I have been in a very reflective mood lately and one of the
things I have been thinking about the most is my education. I was a good
student and while that may seem like a good thing, it actually is one of the
biggest regrets of my life. When I look back at my school days, I can’t recall
friendships, pranks, crushes or boyfriends with the same depth as I can the exams, scheduled tests
or results. I never learnt to celebrate a 29/30 in a Sanskrit exam-I only knew how
to sulk about not getting full marks. I never learnt how to be a gracious loser
and clap for the person who beat me in tests….I only felt a wave of jealousy and
humiliation at being beaten. I never realized that in life, what matters is humility in victory and grace in defeat…but God has his own plans and it took
me years of insecurity, competitiveness and personal, academic and professional
failures to make peace with the fact that one can’t and shouldn’t always be
first. Sometimes, being first makes you win the battle, but lose the war.
I wish I had let go of this competitive attitude at least
during my college years…but old habits die hard. Today when I look back at my
college years, I regret not hanging out in the canteen after classes were over,
or not participating in more inter-collegiate events. What I regret the most
however, is not learning how to deal with failure or rejection. I never let
guys I liked know that I liked them because failure wasn’t an option in my
life. This stupid mantra in my academic life spilled over to my personal life
as well and the cost was huge..probably
something I am paying for even today.
The mania to succeed became even more ridiculous with every
passing year and degree. It didn’t help that I chose degrees that required a grueling
spirit-The CA degree for example. Even today, years after that torture is over,
I feel pangs of sympathy and pain in May and November, the two months when
thousands of innocent kids sit down to write those exams. I feel even more
sympathy for those who write the exams under the pressures that Professors/CA
Parents/their study circle enforces on them-“clear on first attempt”, “get a
rank”, “get marks so that you get into the Big 4”…seriously? Ask any one ten
years into their qualification if these truly matter. I know for a fact that I was
one who succumbed to these fanciful notions and they got me no where. If
anything, I wish I had studied to learn accounting and taxation rather than to
get marks. That would have stood me in better stead.
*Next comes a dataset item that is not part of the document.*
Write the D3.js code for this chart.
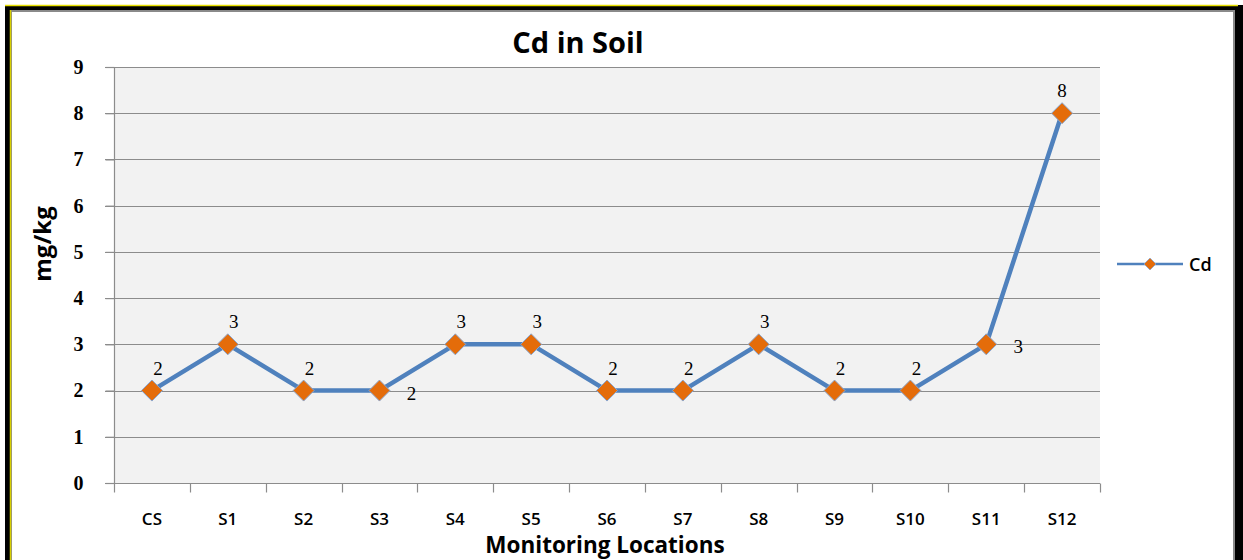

And as if CA wasn’t enough to test my patience, I also
decided to take the CAT one year. Good lord, that made CA seem like fun. Not
because of the academic part, but just because of the ruthless competitiveness
of the entrance exam. The way one’s self worth was determined Sunday after Sunday
with mock CATS. The way one felt like a complete idiot if one couldn’t solve a
question on probability. The way CAT professors treated their “not so smart” students
like second class citizens and split them into batches depending on their
aptitude level and then only gave respect to the ones who were scoring 95+
percentiles in Mock CATS. The experience scarred me so much that in spite of
cracking the CAT, I decided I never wanted to do an MBA in a CAT scored B-School
because it would ruin my self esteem and take away whatever little human
emotion I was left with.
I know my rant so far makes it seem like I hate these
degrees and the education system-I wish to clarify that I don’t. This very education system has produced extremely successful corporate honchos, so there must be something
that I am missing. The only reason I write about all this is because I wish to
voice a heart felt plea.
Don’t let your education, grades or qualifications determine
your self esteem or your life course. I now know tons of highly successful
people with very “mediocre” education.
In the big scheme of things, it doesn’t matter if you took multiple
attempts to clear your CA final or if you got 60 marks in Economics in TYBCom
or a 34 percentile in a Mock CAT. What
matters is the friendships you made and the relationships you fostered. What
matters is that you tried out all sorts of things…perhaps you succeeded,
perhaps you failed..as long as you learned from the experience. What matters is
how self aware and secure you are, what your value system is, what your
motivations are….those are the things that will determine your success, in both,
your personal and professional life.
We have only one shot at life, only one childhood and one
teenage life. Don’t squander it away in the quest for marks and grades. By all
means, give your academics your hundred percent..but because you want to learn
and grow and satisfy your intellectual curiosity. Never be afraid to fail,
personally or professionally because when you look back, it will be those
failures that have made you a better person. Live your life fully, doing things you love
with people you love, and do things for the right reason..else you will be
writing a similar post, filled with regret on your blog someday.